Dataset excerpt
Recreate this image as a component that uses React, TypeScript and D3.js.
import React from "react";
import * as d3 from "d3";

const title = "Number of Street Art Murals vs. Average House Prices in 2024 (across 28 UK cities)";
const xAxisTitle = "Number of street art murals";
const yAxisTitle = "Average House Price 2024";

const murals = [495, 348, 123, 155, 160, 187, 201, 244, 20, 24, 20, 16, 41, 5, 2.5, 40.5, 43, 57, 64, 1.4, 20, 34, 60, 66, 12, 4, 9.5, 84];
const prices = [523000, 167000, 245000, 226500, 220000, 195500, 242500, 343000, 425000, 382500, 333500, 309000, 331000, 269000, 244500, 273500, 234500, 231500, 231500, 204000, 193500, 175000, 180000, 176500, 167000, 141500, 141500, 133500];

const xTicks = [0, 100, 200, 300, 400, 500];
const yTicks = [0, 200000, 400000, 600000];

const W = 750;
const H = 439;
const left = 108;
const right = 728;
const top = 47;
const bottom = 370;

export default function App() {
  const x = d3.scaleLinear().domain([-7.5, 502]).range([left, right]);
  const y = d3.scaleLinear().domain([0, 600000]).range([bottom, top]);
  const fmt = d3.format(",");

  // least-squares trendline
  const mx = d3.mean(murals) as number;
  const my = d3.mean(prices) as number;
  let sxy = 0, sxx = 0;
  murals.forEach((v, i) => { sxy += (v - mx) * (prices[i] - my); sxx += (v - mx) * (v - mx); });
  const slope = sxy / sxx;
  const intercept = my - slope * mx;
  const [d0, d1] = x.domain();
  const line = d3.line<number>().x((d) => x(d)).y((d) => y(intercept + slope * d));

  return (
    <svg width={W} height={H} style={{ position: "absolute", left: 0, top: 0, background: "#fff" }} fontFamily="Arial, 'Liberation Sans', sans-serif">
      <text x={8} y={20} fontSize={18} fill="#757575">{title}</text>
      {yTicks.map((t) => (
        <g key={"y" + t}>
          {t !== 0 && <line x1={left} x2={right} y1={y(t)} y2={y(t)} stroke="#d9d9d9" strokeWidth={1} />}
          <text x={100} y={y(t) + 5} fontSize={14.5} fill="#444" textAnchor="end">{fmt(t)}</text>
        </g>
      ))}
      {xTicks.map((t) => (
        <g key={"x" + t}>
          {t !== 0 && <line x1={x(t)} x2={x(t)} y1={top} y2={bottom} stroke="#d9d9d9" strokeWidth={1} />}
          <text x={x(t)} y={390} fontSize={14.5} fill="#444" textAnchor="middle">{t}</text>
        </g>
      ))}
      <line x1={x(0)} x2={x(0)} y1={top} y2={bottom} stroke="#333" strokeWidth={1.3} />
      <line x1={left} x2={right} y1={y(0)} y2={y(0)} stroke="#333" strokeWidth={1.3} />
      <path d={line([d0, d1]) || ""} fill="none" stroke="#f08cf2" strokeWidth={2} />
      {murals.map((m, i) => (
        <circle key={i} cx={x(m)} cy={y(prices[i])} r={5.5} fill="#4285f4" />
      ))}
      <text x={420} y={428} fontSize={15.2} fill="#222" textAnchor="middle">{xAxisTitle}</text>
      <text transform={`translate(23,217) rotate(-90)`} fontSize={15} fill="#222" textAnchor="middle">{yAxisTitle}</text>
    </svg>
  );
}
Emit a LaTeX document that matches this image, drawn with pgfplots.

# EXERCISE BRIEF
Print the whole listing again, exactly.

# OUTPUT FOR THIS EXERCISE
Recreate this image as a component that uses React, TypeScript and D3.js.
import React from "react";
import * as d3 from "d3";

const title = "Number of Street Art Murals vs. Average House Prices in 2024 (across 28 UK cities)";
const xAxisTitle = "Number of street art murals";
const yAxisTitle = "Average House Price 2024";

const murals = [495, 348, 123, 155, 160, 187, 201, 244, 20, 24, 20, 16, 41, 5, 2.5, 40.5, 43, 57, 64, 1.4, 20, 34, 60, 66, 12, 4, 9.5, 84];
const prices = [523000, 167000, 245000, 226500, 220000, 195500, 242500, 343000, 425000, 382500, 333500, 309000, 331000, 269000, 244500, 273500, 234500, 231500, 231500, 204000, 193500, 175000, 180000, 176500, 167000, 141500, 141500, 133500];

const xTicks = [0, 100, 200, 300, 400, 500];
const yTicks = [0, 200000, 400000, 600000];

const W = 750;
const H = 439;
const left = 108;
const right = 728;
const top = 47;
const bottom = 370;

export default function App() {
  const x = d3.scaleLinear().domain([-7.5, 502]).range([left, right]);
  const y = d3.scaleLinear().domain([0, 600000]).range([bottom, top]);
  const fmt = d3.format(",");

  // least-squares trendline
  const mx = d3.mean(murals) as number;
  const my = d3.mean(prices) as number;
  let sxy = 0, sxx = 0;
  murals.forEach((v, i) => { sxy += (v - mx) * (prices[i] - my); sxx += (v - mx) * (v - mx); });
  const slope = sxy / sxx;
  const intercept = my - slope * mx;
  const [d0, d1] = x.domain();
  const line = d3.line<number>().x((d) => x(d)).y((d) => y(intercept + slope * d));

  return (
    <svg width={W} height={H} style={{ position: "absolute", left: 0, top: 0, background: "#fff" }} fontFamily="Arial, 'Liberation Sans', sans-serif">
      <text x={8} y={20} fontSize={18} fill="#757575">{title}</text>
      {yTicks.map((t) => (
        <g key={"y" + t}>
          {t !== 0 && <line x1={left} x2={right} y1={y(t)} y2={y(t)} stroke="#d9d9d9" strokeWidth={1} />}
          <text x={100} y={y(t) + 5} fontSize={14.5} fill="#444" textAnchor="end">{fmt(t)}</text>
        </g>
      ))}
      {xTicks.map((t) => (
        <g key={"x" + t}>
          {t !== 0 && <line x1={x(t)} x2={x(t)} y1={top} y2={bottom} stroke="#d9d9d9" strokeWidth={1} />}
          <text x={x(t)} y={390} fontSize={14.5} fill="#444" textAnchor="middle">{t}</text>
        </g>
      ))}
      <line x1={x(0)} x2={x(0)} y1={top} y2={bottom} stroke="#333" strokeWidth={1.3} />
      <line x1={left} x2={right} y1={y(0)} y2={y(0)} stroke="#333" strokeWidth={1.3} />
      <path d={line([d0, d1]) || ""} fill="none" stroke="#f08cf2" strokeWidth={2} />
      {murals.map((m, i) => (
        <circle key={i} cx={x(m)} cy={y(prices[i])} r={5.5} fill="#4285f4" />
      ))}
      <text x={420} y={428} fontSize={15.2} fill="#222" textAnchor="middle">{xAxisTitle}</text>
      <text transform={`translate(23,217) rotate(-90)`} fontSize={15} fill="#222" textAnchor="middle">{yAxisTitle}</text>
    </svg>
  );
}
Emit a LaTeX document that matches this image, drawn with pgfplots.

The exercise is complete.